Once when he was eighteen he lay on his belly in the night. It was 1927. I can see him there in the forest on Jack's River, high in the Cohuttas. He is barefoot and his toes dig into the cool thick humus. It is summer, but the mountain breeze is cool and the air is sweet – rhododendron and laurel and sweet clear water running over smooth, slippery stone.
At the edge of the clearing is the Lower Jack's River Meeting House. He is transfixed by the white painted cubicle, the only painted building for miles, and he listens to the Celtic gospel singing. It is revival and the one room building is packed. Children sit in the open windows and men mill about outside smoking, drinking homemake liquor.
No one sees my father as he lies on the soft mossy earth. The church sits on a prize piece of flat land but Wallace lies in the woods, on the hillside above, his feet higher than his head, his arms folded under his chin.

“I will arise and go to Jesus;
He will embrace me in his arms.
In the arms of my dear savior,
Oh, there are ten thousands charms.”

Another verse begins but he does not arise. A still small voice whispers, “Wallace, answer the call,” but he does not go, and after everyone so inclined gets a turn to testify or pray aloud, (though he hears his mother beseeching the Lord to save her son Wallace, a sinner,) the service ends and he joins his mother walking home. Wallace is “under conviction,” and he is scared to answer the call and scared not to.
He did not arise, he often told people later, because he knew that answering the call did not mean, for him, merely entering his name in the Lamb's Book of Life and going back to the farm. His days of roaming barefoot through the hills, herding sheep by day, drinking corn liquor and whittling by night would be over. For he knew that, if he went to the mourner's bench and prayed with his mama, he would have to preach, and that scared him. He did not want to preach because he would have to tell the truth. It would be hard, he was uneducated and people would laugh at him.
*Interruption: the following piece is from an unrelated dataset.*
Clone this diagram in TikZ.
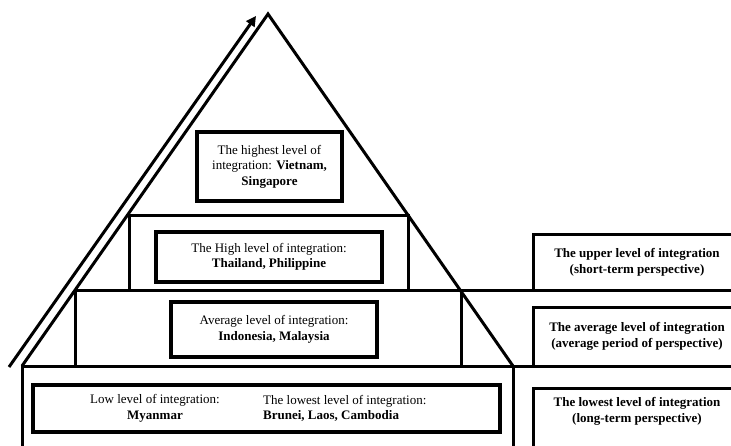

But of course we know Preacher Millsaps answered the call. Whether people laughed at him, I don't know. He began as an ignorant, ranting, hellfire-and-brimstone mountain preacher – the only kind he'd ever seen – and went on the educate himself, reading the Bible, of course, but also John Bunyan, the Jewish historian Josephus and daily newspapers. He was particularly fond of the legendary Atlanta Constitution Editor, Ralph McGill.
He soon aligned himself with the Southern Baptist Convention, a relatively progressive group at the time compared to the independent mountain churches. He attended Mercer University Extension classes and obtained some kind of degree of which he was very proud. He became friends with many of its leaders. I am named after a Dr. Ellis Fuller, one of those leaders, and by the time I came along, his sermons relied more on humor and intelligent discourse than volume. In the 1960's, I remember the Governor of Georgia eating at our house and speaking at our church.
Preacher Millsaps baptized over a thousand individuals. I have heard it said that he was one of the first mountain preachers to make a living from preaching alone – most worked at a regular job and preached on Sundays – pastoring five and six “part-time” churches at a time during the Great Depression, supporting a wife and what come to be four daughters by the second World War.
But he always farmed. I grew up watching him behead chickens and pluck them – and they do run around like a chicken with its head cut off – helping butcher hogs of which we usually keep one fattening behind the house, walking behind him as he and someone's mule laid out rows in what was always a vast vegetable garden of mostly corn and beans.